TASK STATEMENT: How many of the lines below hold the word "this"? Answer only with the number.

SOURCE DATA:
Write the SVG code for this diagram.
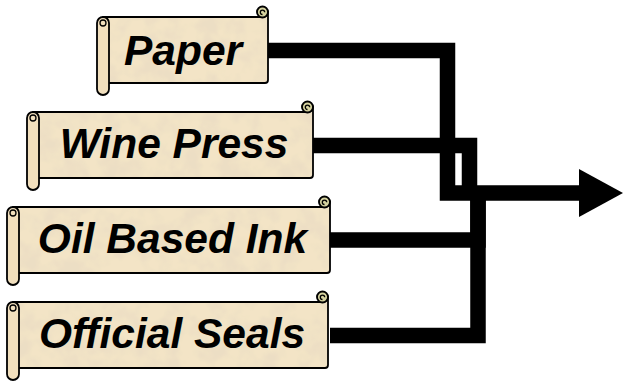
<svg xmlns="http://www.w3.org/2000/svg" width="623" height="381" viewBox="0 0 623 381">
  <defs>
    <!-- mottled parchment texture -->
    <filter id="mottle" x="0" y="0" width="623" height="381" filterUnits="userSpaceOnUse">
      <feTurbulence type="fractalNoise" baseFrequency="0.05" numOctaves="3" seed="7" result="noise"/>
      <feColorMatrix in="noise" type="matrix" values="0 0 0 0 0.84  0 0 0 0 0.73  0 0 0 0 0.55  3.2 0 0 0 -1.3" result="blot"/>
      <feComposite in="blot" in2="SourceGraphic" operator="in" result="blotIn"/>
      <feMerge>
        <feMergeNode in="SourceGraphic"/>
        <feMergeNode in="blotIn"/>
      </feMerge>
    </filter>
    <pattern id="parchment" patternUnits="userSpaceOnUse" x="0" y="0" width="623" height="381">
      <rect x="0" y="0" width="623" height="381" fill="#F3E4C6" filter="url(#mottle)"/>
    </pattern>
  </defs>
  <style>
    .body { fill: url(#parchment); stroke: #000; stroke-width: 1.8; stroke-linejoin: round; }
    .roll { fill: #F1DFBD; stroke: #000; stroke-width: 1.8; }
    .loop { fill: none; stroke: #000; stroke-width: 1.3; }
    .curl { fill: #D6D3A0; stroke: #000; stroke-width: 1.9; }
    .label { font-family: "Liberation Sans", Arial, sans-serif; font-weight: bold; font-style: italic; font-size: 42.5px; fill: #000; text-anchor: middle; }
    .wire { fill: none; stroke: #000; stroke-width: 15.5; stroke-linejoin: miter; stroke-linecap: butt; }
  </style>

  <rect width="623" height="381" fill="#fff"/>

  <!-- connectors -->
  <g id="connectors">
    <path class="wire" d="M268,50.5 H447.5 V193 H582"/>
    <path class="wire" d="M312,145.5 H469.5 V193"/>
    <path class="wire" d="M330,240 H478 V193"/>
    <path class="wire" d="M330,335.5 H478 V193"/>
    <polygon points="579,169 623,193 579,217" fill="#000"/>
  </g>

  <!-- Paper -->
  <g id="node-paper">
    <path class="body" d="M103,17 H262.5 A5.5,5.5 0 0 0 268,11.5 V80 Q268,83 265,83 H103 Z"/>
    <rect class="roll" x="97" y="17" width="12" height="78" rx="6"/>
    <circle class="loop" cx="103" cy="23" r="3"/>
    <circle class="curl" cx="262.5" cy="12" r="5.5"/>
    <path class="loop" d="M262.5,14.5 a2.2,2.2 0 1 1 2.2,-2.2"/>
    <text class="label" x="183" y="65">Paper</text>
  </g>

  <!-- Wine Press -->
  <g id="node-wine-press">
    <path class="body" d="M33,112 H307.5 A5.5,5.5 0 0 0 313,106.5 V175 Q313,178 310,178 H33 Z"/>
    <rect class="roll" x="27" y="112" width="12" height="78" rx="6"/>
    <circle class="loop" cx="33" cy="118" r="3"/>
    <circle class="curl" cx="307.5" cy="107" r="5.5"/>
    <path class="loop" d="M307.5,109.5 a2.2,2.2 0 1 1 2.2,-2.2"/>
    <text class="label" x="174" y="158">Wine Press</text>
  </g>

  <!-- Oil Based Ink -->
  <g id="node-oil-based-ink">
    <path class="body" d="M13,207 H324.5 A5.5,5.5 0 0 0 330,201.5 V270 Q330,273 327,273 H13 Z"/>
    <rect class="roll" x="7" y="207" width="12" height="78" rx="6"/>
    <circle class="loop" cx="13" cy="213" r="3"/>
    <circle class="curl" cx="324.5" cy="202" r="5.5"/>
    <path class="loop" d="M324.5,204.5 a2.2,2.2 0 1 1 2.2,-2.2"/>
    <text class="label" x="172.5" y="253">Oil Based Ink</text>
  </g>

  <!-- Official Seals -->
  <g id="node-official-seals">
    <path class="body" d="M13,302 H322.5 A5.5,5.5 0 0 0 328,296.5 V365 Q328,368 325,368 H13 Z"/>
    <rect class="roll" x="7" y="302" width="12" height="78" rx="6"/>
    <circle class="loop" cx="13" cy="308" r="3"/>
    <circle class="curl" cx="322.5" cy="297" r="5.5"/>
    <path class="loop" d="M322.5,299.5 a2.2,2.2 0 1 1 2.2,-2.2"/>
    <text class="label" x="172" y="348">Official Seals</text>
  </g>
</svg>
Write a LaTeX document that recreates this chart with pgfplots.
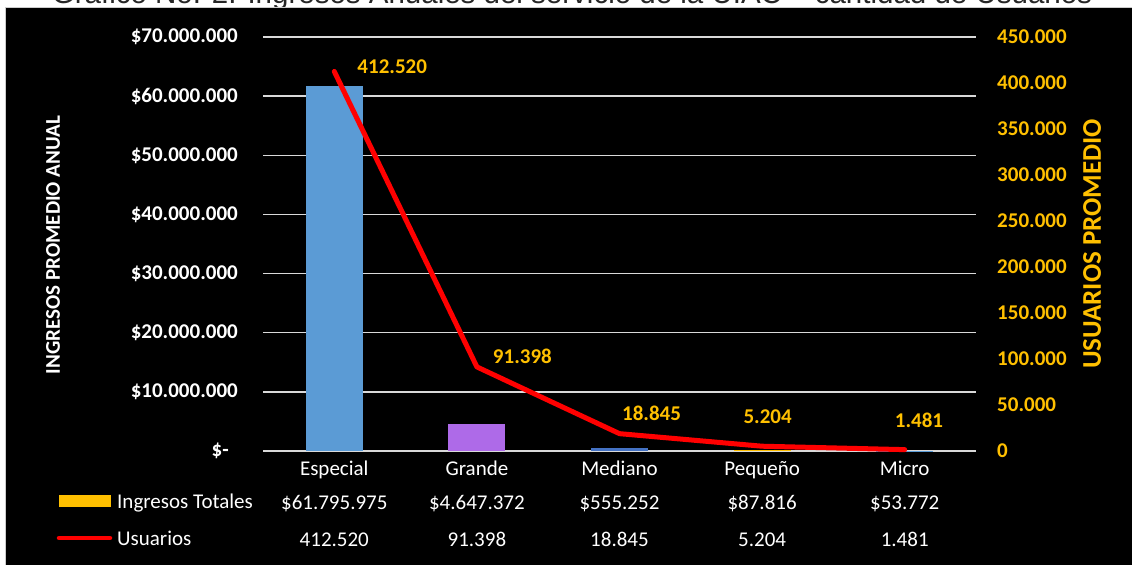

EXERCISE RESULT: 2